What do Bengals get for beat-down? About $450,000

September 22, 2013 

The prevailing mood Saturday afternoon at Husky Stadium was relief.

Washington had beaten Idaho State, 56-0, in a football game that was never competitive. Two minutes into the second quarter, the Huskies led 35-0. If UW coach Steve Sarkisian wanted to push the score to the 100 level, the Bengals from the Big Sky Conference could have offered no resistance.

And yet the visitors were spared humiliation. They did not depart Seattle convinced their noses were rubbed in something associated with a stench.

The Huskies put the game out of reach after scoring the second of five consecutive touchdowns in the first half, but there’s a difference between a game that’s out of reach and a beat-down that’s out of hand.

“A couple of teams in our conference have been butchered by the Pac-12, and it was our turn on the table today,” said Idaho State coach Mike Kramer. “Those guys did not disappoint. They played like a top-ranked team.

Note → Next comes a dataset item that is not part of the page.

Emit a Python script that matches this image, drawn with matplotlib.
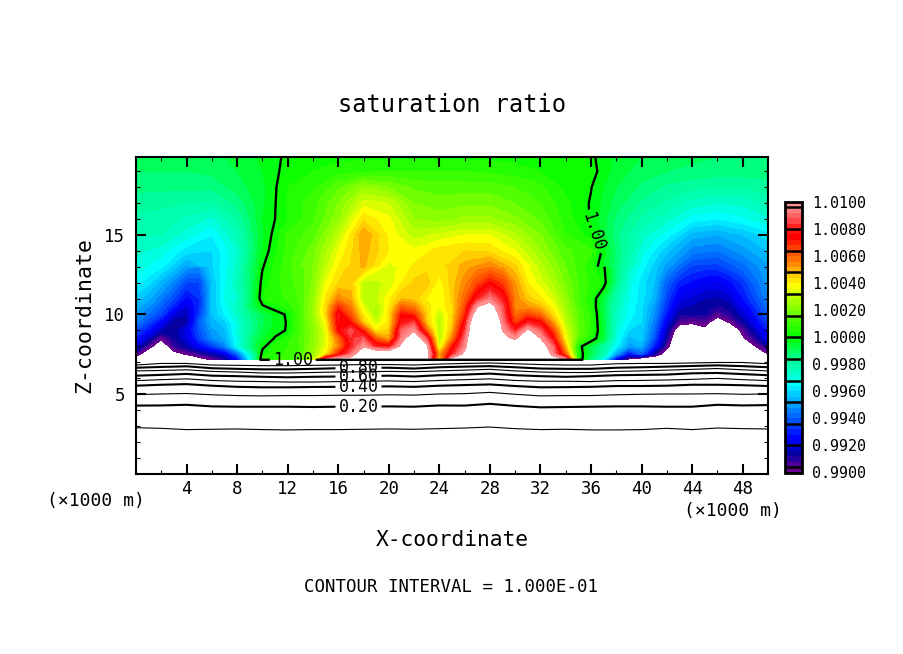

“I have been coaching a long time,” continued Kramer, whose career has included a stint as head football coach at Eastern Washington University and

Stadium High School. “But the way Coach Sarkisian and staff treated us, knowing that we were wounded, was one of the most outstanding examples of sportsmanship and care of another team that I have ever seen.”

That Kramer was thankful the score wasn’t more lopsided than 56-0 poses a question: Are contests between teams representing two distinctly different levels of college football a sound idea?

The benefits can’t be denied. Saturday, for instance, gave the Huskies’ reserves – and the reserves behind the reserves – a chance to enjoy and participate in an event more approximate of big-time football than a scrimmage.

“Every guy who was eligible to play played in the game,” said Sarkisian. “For a football team, those moments are really cool.”

The Bengals’ payoff for submitting to a clock-cleaning was, well, the payoff. Idaho State, which hasn’t had a winning football season since 2003, earned a check for an estimated $450,000. That’ll fund dozens of scholarships in non-revenue sports.

Besides, the 2013 season already has seen a handful of clubs from the Football Championship Subdivision (what used to be known as Div. 1-AA) surprising teams affiliated with the power conferences. Most notable of the upsets was Eastern Washington’s road victory over an Oregon State team ranked No. 25 at the time.

But as Kramer pointed out: “We’re not Eastern Washington and the Huskies are not Oregon State.”

Last season, the Bengals played the role of punching bags even in some Big Sky games – they lost, 77-10, at Portland State; 70-14 at Cal Poly – but what still rankles Kramer was how Nebraska went pedal-on-medal against his guys at Lincoln, Neb., where the Cornhuskers won, 73-3

“Again,” said Kramer, “I applaud Coach Sarkisian and the entire Husky organization for making sure that we didn’t come out of this as badly humbled as last year against Nebraska. I am very grateful for that.”

He’s “grateful” after losing a game by 56 points? A game in which his team was outgained 370-22 on the ground and 310-142 in the air?

You bet he’s grateful. On the same day Sarkisian began easing up on the Bengals in the second quarter, Ohio State embarrassed Florida A&M, 76-0. The score was 48-0 before the Rattlers managed a first down – they finished with two of them – and it would’ve been 49-0 had the Buckeyes’ attempt at a two-point conversion worked after their second touchdown.

That’s right. Ohio State coach Urban Meyer, unable to grasp the apparent talent discrepancy between his national-championship contenders and a 1-2 FCS team that traveled to Columbus, Ohio, as 56-point underdogs, went for two with the score 13-0.

As for Idaho State, which hasn’t defeated an Football Bowl Subdivision opponent since Utah State in 2000 – 19 games ago – the Bengals were spared Florida A&M’s humiliation because Huskies running back Bishop Sankey made what amounted to a cameo appearance.

If Sankey’s role as the Huskies’ designated workhouse is reprised Saturday, it’s possible he threatens the NCAA-record of 222 rushing yards in a quarter, set by former Husky Corey Dillon, against San Jose State, in 1996.

But Sankey’s day was done after a 22-yard run, which gave him 77 yards. On four attempts. A minor shoulder bruise sustained on Sankey’s final carry was all the reason Sarkisian needed to save the running back for collisions with more meaningful consequences.

“It was a little different,” Sankey said. “But I enjoyed watching the other guys out there. I enjoyed watching them make plays.”

On the Idaho State sideline, Kramer enjoyed little during a three-hour matinee without a moment of suspense. All he knew is that it could have been worse, lots worse.

“I really applaud the Husky staff for the way they played,” Kramer said again, “and we are on to UC Davis.”

The Huskies, meanwhile, now gird for their conference opener against Arizona. It will be a more fair fight, more interesting, more revealing, and more taxing on the legs Bishop Sankey wasn’t asked to use to break an NCAA record Saturday, when records were there to be had.